A year and a half after a pointing failure threatened to derail its epochal search for worlds beyond our solar system, NASA’s Kepler spacecraft has bagged another planet, astronomers announced on Thursday.
The new planet is 20,000 miles in diameter, about two and a half times the size of Earth, and 12 times as massive, putting it into a category of planets called super-Earths that do not exist in our solar system. It is unlivable, circling a star slightly smaller than the Sun about 180 light-years from here in the constellation Pisces at the roasting distance of only 8.4 million miles, less than a tenth of the distance between us and our star.
Kepler was designed to stare at a patch of stars for four years and watch for blinks caused by planets passing in front of them. Early in 2013, however, one of the reaction wheels that keep the telescope pointed broke down.
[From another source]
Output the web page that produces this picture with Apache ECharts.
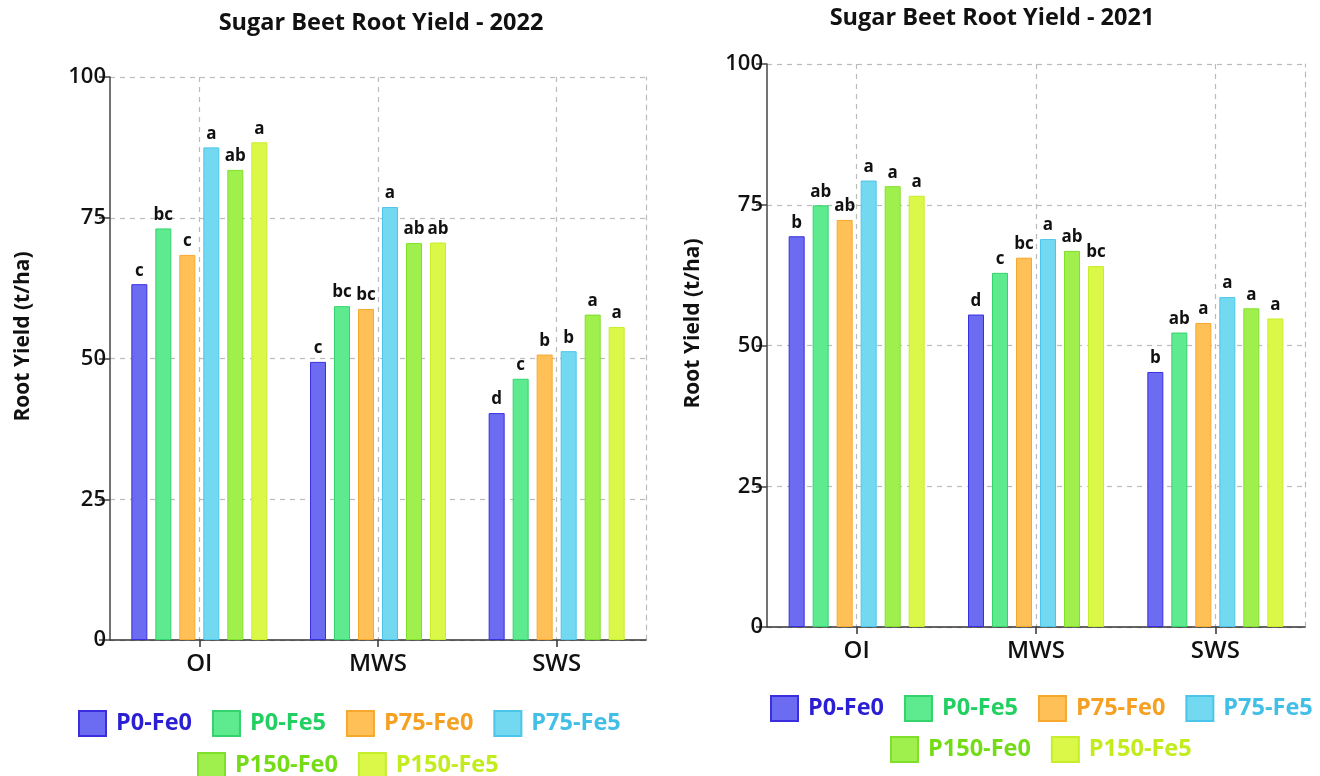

Engineers figured out a way to compensate using the pressure of sunlight on Kepler’s solar panels to stabilize the spacecraft for smaller periods of time.
During a nine-day test run in February with the telescope, a team led by Andrew Vanderburg of the Harvard-Smithsonian Center for Astrophysics detected a planet passing in front of a star known as HIP 116454. Follow-up observations with ground-based telescopes and the Canadian MOST satellite confirmed the presence of a planet, which astronomers said was probably a water world or a “mini-Neptune,” with a small core and a billowing gaseous atmosphere.